==== Data lines ====

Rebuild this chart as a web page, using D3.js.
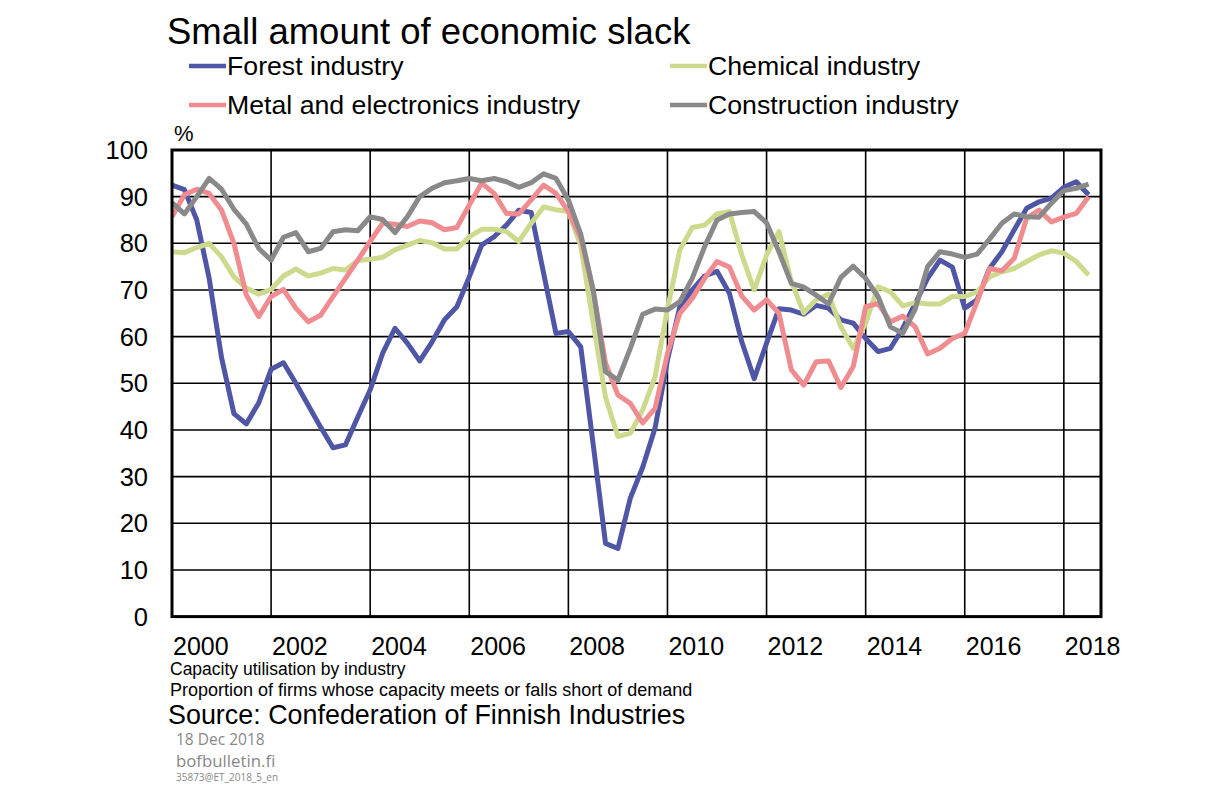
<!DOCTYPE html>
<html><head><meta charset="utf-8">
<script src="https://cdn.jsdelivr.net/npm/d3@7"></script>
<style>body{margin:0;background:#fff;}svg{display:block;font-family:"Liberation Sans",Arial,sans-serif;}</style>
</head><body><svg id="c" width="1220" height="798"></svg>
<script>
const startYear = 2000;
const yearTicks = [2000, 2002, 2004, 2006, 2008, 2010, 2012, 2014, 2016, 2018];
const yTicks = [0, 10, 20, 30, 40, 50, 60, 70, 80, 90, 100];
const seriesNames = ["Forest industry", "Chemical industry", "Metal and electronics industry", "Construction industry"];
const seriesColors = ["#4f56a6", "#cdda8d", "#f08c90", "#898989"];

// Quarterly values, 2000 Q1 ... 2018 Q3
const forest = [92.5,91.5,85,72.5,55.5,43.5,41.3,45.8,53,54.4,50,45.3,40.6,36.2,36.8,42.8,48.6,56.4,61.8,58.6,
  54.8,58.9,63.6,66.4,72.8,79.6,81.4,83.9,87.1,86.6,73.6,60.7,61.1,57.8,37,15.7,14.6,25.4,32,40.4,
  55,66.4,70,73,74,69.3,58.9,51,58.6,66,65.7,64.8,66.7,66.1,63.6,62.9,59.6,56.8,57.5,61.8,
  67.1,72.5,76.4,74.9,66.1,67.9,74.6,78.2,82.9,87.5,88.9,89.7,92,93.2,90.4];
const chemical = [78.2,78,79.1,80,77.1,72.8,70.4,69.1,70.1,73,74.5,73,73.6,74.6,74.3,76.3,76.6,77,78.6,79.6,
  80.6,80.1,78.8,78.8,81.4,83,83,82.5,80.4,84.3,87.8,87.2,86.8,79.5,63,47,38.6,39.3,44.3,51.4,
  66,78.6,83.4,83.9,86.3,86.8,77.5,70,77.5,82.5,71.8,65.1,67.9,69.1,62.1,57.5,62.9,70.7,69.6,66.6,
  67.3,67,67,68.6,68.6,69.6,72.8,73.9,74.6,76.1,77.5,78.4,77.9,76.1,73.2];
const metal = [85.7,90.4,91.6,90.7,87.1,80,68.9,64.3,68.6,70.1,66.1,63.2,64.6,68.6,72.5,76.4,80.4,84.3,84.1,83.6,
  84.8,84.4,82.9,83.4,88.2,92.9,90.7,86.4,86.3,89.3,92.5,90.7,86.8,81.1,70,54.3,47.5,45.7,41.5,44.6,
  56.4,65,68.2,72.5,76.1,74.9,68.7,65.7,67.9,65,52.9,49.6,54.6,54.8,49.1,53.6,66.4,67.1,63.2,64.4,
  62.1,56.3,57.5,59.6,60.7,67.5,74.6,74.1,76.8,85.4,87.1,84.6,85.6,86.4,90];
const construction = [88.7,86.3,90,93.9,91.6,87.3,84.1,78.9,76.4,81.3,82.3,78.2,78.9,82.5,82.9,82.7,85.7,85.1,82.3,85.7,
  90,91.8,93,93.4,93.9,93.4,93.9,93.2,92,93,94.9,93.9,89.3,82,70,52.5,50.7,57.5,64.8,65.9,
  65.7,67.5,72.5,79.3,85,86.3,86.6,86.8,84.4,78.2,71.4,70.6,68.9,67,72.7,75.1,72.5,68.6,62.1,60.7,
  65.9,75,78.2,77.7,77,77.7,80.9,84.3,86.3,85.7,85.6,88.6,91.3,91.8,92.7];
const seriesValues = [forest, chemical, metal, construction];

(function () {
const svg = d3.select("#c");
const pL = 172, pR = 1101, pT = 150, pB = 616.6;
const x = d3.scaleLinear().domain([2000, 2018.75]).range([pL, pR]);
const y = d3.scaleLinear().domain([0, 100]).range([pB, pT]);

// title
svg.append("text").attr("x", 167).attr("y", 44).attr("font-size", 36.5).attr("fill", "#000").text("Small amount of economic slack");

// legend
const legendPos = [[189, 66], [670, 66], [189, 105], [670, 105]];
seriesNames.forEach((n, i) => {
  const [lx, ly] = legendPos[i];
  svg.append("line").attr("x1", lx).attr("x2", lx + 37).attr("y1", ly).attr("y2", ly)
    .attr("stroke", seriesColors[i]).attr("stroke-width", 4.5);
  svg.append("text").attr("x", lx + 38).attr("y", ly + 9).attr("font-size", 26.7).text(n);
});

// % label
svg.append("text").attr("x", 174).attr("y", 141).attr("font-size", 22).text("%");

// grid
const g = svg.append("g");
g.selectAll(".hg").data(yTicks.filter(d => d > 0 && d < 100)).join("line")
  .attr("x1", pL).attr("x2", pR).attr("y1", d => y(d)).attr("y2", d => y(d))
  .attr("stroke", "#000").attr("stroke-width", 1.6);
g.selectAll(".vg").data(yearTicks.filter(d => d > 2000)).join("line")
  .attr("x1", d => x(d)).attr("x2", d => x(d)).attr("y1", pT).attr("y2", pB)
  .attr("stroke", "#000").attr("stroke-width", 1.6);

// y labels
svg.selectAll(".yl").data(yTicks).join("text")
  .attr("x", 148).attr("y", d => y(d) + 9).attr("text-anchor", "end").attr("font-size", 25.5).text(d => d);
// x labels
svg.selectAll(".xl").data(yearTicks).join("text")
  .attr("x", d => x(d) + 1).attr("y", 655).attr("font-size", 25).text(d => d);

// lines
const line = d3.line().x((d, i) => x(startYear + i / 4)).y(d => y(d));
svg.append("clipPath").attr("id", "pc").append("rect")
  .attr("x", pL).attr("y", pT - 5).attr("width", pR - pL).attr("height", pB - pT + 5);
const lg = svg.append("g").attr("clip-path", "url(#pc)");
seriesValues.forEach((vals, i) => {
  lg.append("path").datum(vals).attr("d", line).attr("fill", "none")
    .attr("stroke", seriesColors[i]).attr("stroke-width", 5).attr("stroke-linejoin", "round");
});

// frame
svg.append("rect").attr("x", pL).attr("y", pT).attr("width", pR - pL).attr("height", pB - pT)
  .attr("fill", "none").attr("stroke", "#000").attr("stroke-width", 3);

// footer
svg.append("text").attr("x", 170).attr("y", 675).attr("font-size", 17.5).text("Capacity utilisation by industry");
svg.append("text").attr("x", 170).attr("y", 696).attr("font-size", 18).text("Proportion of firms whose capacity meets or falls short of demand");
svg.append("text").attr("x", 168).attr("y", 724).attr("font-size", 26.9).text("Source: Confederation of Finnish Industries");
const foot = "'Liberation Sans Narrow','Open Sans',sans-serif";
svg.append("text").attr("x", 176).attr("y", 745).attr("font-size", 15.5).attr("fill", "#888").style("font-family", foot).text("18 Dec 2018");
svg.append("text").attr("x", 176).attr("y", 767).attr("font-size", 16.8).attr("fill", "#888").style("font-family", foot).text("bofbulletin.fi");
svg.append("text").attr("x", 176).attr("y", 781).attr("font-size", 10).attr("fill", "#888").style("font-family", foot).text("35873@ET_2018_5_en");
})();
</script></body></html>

====

**Problem details**. Reproduce each line word for word and drop the pictures.

**Completed task**.
Rebuild this chart as a web page, using D3.js.
<!DOCTYPE html>
<html><head><meta charset="utf-8">
<script src="https://cdn.jsdelivr.net/npm/d3@7"></script>
<style>body{margin:0;background:#fff;}svg{display:block;font-family:"Liberation Sans",Arial,sans-serif;}</style>
</head><body><svg id="c" width="1220" height="798"></svg>
<script>
const startYear = 2000;
const yearTicks = [2000, 2002, 2004, 2006, 2008, 2010, 2012, 2014, 2016, 2018];
const yTicks = [0, 10, 20, 30, 40, 50, 60, 70, 80, 90, 100];
const seriesNames = ["Forest industry", "Chemical industry", "Metal and electronics industry", "Construction industry"];
const seriesColors = ["#4f56a6", "#cdda8d", "#f08c90", "#898989"];

// Quarterly values, 2000 Q1 ... 2018 Q3
const forest = [92.5,91.5,85,72.5,55.5,43.5,41.3,45.8,53,54.4,50,45.3,40.6,36.2,36.8,42.8,48.6,56.4,61.8,58.6,
  54.8,58.9,63.6,66.4,72.8,79.6,81.4,83.9,87.1,86.6,73.6,60.7,61.1,57.8,37,15.7,14.6,25.4,32,40.4,
  55,66.4,70,73,74,69.3,58.9,51,58.6,66,65.7,64.8,66.7,66.1,63.6,62.9,59.6,56.8,57.5,61.8,
  67.1,72.5,76.4,74.9,66.1,67.9,74.6,78.2,82.9,87.5,88.9,89.7,92,93.2,90.4];
const chemical = [78.2,78,79.1,80,77.1,72.8,70.4,69.1,70.1,73,74.5,73,73.6,74.6,74.3,76.3,76.6,77,78.6,79.6,
  80.6,80.1,78.8,78.8,81.4,83,83,82.5,80.4,84.3,87.8,87.2,86.8,79.5,63,47,38.6,39.3,44.3,51.4,
  66,78.6,83.4,83.9,86.3,86.8,77.5,70,77.5,82.5,71.8,65.1,67.9,69.1,62.1,57.5,62.9,70.7,69.6,66.6,
  67.3,67,67,68.6,68.6,69.6,72.8,73.9,74.6,76.1,77.5,78.4,77.9,76.1,73.2];
const metal = [85.7,90.4,91.6,90.7,87.1,80,68.9,64.3,68.6,70.1,66.1,63.2,64.6,68.6,72.5,76.4,80.4,84.3,84.1,83.6,
  84.8,84.4,82.9,83.4,88.2,92.9,90.7,86.4,86.3,89.3,92.5,90.7,86.8,81.1,70,54.3,47.5,45.7,41.5,44.6,
  56.4,65,68.2,72.5,76.1,74.9,68.7,65.7,67.9,65,52.9,49.6,54.6,54.8,49.1,53.6,66.4,67.1,63.2,64.4,
  62.1,56.3,57.5,59.6,60.7,67.5,74.6,74.1,76.8,85.4,87.1,84.6,85.6,86.4,90];
const construction = [88.7,86.3,90,93.9,91.6,87.3,84.1,78.9,76.4,81.3,82.3,78.2,78.9,82.5,82.9,82.7,85.7,85.1,82.3,85.7,
  90,91.8,93,93.4,93.9,93.4,93.9,93.2,92,93,94.9,93.9,89.3,82,70,52.5,50.7,57.5,64.8,65.9,
  65.7,67.5,72.5,79.3,85,86.3,86.6,86.8,84.4,78.2,71.4,70.6,68.9,67,72.7,75.1,72.5,68.6,62.1,60.7,
  65.9,75,78.2,77.7,77,77.7,80.9,84.3,86.3,85.7,85.6,88.6,91.3,91.8,92.7];
const seriesValues = [forest, chemical, metal, construction];

(function () {
const svg = d3.select("#c");
const pL = 172, pR = 1101, pT = 150, pB = 616.6;
const x = d3.scaleLinear().domain([2000, 2018.75]).range([pL, pR]);
const y = d3.scaleLinear().domain([0, 100]).range([pB, pT]);

// title
svg.append("text").attr("x", 167).attr("y", 44).attr("font-size", 36.5).attr("fill", "#000").text("Small amount of economic slack");

// legend
const legendPos = [[189, 66], [670, 66], [189, 105], [670, 105]];
seriesNames.forEach((n, i) => {
  const [lx, ly] = legendPos[i];
  svg.append("line").attr("x1", lx).attr("x2", lx + 37).attr("y1", ly).attr("y2", ly)
    .attr("stroke", seriesColors[i]).attr("stroke-width", 4.5);
  svg.append("text").attr("x", lx + 38).attr("y", ly + 9).attr("font-size", 26.7).text(n);
});

// % label
svg.append("text").attr("x", 174).attr("y", 141).attr("font-size", 22).text("%");

// grid
const g = svg.append("g");
g.selectAll(".hg").data(yTicks.filter(d => d > 0 && d < 100)).join("line")
  .attr("x1", pL).attr("x2", pR).attr("y1", d => y(d)).attr("y2", d => y(d))
  .attr("stroke", "#000").attr("stroke-width", 1.6);
g.selectAll(".vg").data(yearTicks.filter(d => d > 2000)).join("line")
  .attr("x1", d => x(d)).attr("x2", d => x(d)).attr("y1", pT).attr("y2", pB)
  .attr("stroke", "#000").attr("stroke-width", 1.6);

// y labels
svg.selectAll(".yl").data(yTicks).join("text")
  .attr("x", 148).attr("y", d => y(d) + 9).attr("text-anchor", "end").attr("font-size", 25.5).text(d => d);
// x labels
svg.selectAll(".xl").data(yearTicks).join("text")
  .attr("x", d => x(d) + 1).attr("y", 655).attr("font-size", 25).text(d => d);

// lines
const line = d3.line().x((d, i) => x(startYear + i / 4)).y(d => y(d));
svg.append("clipPath").attr("id", "pc").append("rect")
  .attr("x", pL).attr("y", pT - 5).attr("width", pR - pL).attr("height", pB - pT + 5);
const lg = svg.append("g").attr("clip-path", "url(#pc)");
seriesValues.forEach((vals, i) => {
  lg.append("path").datum(vals).attr("d", line).attr("fill", "none")
    .attr("stroke", seriesColors[i]).attr("stroke-width", 5).attr("stroke-linejoin", "round");
});

// frame
svg.append("rect").attr("x", pL).attr("y", pT).attr("width", pR - pL).attr("height", pB - pT)
  .attr("fill", "none").attr("stroke", "#000").attr("stroke-width", 3);

// footer
svg.append("text").attr("x", 170).attr("y", 675).attr("font-size", 17.5).text("Capacity utilisation by industry");
svg.append("text").attr("x", 170).attr("y", 696).attr("font-size", 18).text("Proportion of firms whose capacity meets or falls short of demand");
svg.append("text").attr("x", 168).attr("y", 724).attr("font-size", 26.9).text("Source: Confederation of Finnish Industries");
const foot = "'Liberation Sans Narrow','Open Sans',sans-serif";
svg.append("text").attr("x", 176).attr("y", 745).attr("font-size", 15.5).attr("fill", "#888").style("font-family", foot).text("18 Dec 2018");
svg.append("text").attr("x", 176).attr("y", 767).attr("font-size", 16.8).attr("fill", "#888").style("font-family", foot).text("bofbulletin.fi");
svg.append("text").attr("x", 176).attr("y", 781).attr("font-size", 10).attr("fill", "#888").style("font-family", foot).text("35873@ET_2018_5_en");
})();
</script></body></html>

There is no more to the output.